Cultural Exchanges/Global Histories: Reading Mobility

Narin Hassan

When I moved to Atlanta in 2003, I was struck by how the city was being identified as “the capital of the new South,” and a place of convergence for people and things.  The Hartsfield Jackson International airport had recently been named the busiest airport in the world, and my new neighborhood was located just blocks from the center of the 1996 Olympic ceremonies. Georgia Tech was also in a period of transition and growth, and the School of Literature, Media, and Communication was evolving into a center for literature and science studies, an area that converged with my research and teaching interests.  The Digital Media program, in its initial stages of development, was quickly being recognized as a distinctive new graduate program both within Georgia Tech and beyond.  In 2003, as in 2014, this School was asking questions about what it meant to be innovative, how to prosper as a humanities department in a technical institution, and how to be a model for liberal arts education.  As a new faculty member I found it exciting to be in a place that was willing to be flexible: one that could, in some ways, mirror the English departments I had been trained in, and in others be vastly different and open to change. LMC was the right “home” and a place where I—a nomad much of my life—could actually stick around for a while.  As the child of diplomats, I grew up living internationally (eight different countries) for much of my childhood, and had lived in three U.S. cities before moving to Atlanta.

The work I do in LMC reflects that sense of movement and change while analyzing what it means to belong or be in a given place at a given time. Questions surrounding mobility emerge in the research and teaching I do in the fields of Victorian studies, postcolonial studies, gender studies, and medical humanities. The term mobility could imply movement, geography, and spatiality, but could also suggest absence, or placeless-ness—a lack of being rooted. Mobility could reference, among many other things, the vast “mobile technologies” that expand our notions of what it means to be a global citizen, and what it means to be situated in a given location. Mobility may connect to theories of space, to the circulation of textual or visual objects, to moving subjects, and imaginary and lived worlds, or be tied to geographical mapping and in turn to notions of home, of nation, and of travel.  It could refer to the body—to physical movement—or to a lack thereof, and to notions of freedom, or of immobility and enclosure. Mobility could also imply a “shift,” a social or philosophical turn, or a global sensibility.

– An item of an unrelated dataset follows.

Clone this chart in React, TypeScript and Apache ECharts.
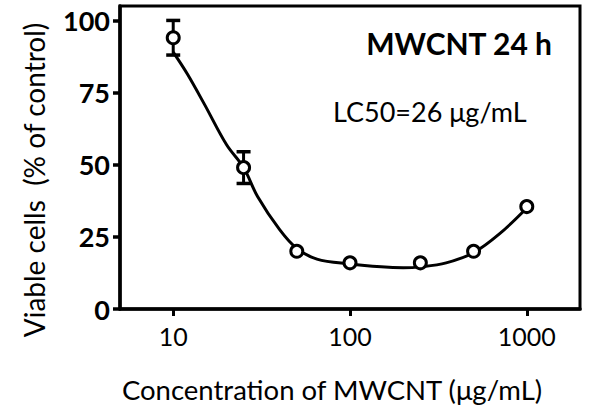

My research considers mobility in relation to imperial power, and to gendered identity and the formation of new boundaries and “contact zones.”  In my book Diagnosing Empire: Women, Medical Knowledge, and Colonial Mobility (2011), I trace the writing and work of nineteenth century women travelers in India and the Middle East to examine the relationship of women’s travel to colonial medicine. I analyze the various material objects women traveled with—travel kits, journals, photographs, medical instruments and tools, to trace the movement of these objects in a circular way.  In this work, examining the travel and movement of both objects and peoples reveals both imperial formations and the relationship of women to medical practices and scientific progress. In much of my research, I trace the circulation of texts and visual images as material objects as well—examining for example, the mass production of sensational and popular fiction in the nineteenth century as well as other forms of writing such as medical guides, domestic manuals, and gardening journals.

My recent work traces the mobility of commodities such as tea and the formation of early mobile technologies such as Wardian cases and glass conservatories, considering the interconnectedness of imperial and scientific progress within the domestic sphere.  In the classroom, such research interests give students the opportunity to analyze documents like maps, published letters, and literary texts alongside visual images, architectural illustrations, and films. My teaching includes courses with a literary and historical focus, such as “Victorian Literature and Culture,” and genre classes like “Studies in Fiction,” and courses that consider the relationship of biomedicine and culture. A number of the classes I teach in the areas of gender and postcolonial studies address questions in the fields of cultural studies, anthropology, and sociology. While many of my courses consider cultural histories, my goal is to connect historical and literary texts to contemporary culture—considering for example,  “Neo-Victorian” films, and texts, and cultural movements such as steampunk.

In all my work, mobility is not simply about expanded space or movement, but instead about the historical and cultural exchanges that emerge through interconnectedness—mobility is thus often tied not to absence and spatial distance, but instead to intimacy and new political and cultural relations. Thus, in newer research I trace the figure of the colonial wet nurse as an intimate and mobile figure of the European household, and consider new technologies of infant feeding and milk-sharing in relation to the circulation of bodily fluids and things. But for me, questions of intimacy, of bodies as mobile subjects, and material (and botanical) things as markers of an increasingly moving and mobile age, continue to infuse the practices of my research and teaching, and suggest to me that mobility—in all its shifting forms, can be a point of inquiry for work across disciplines and practices.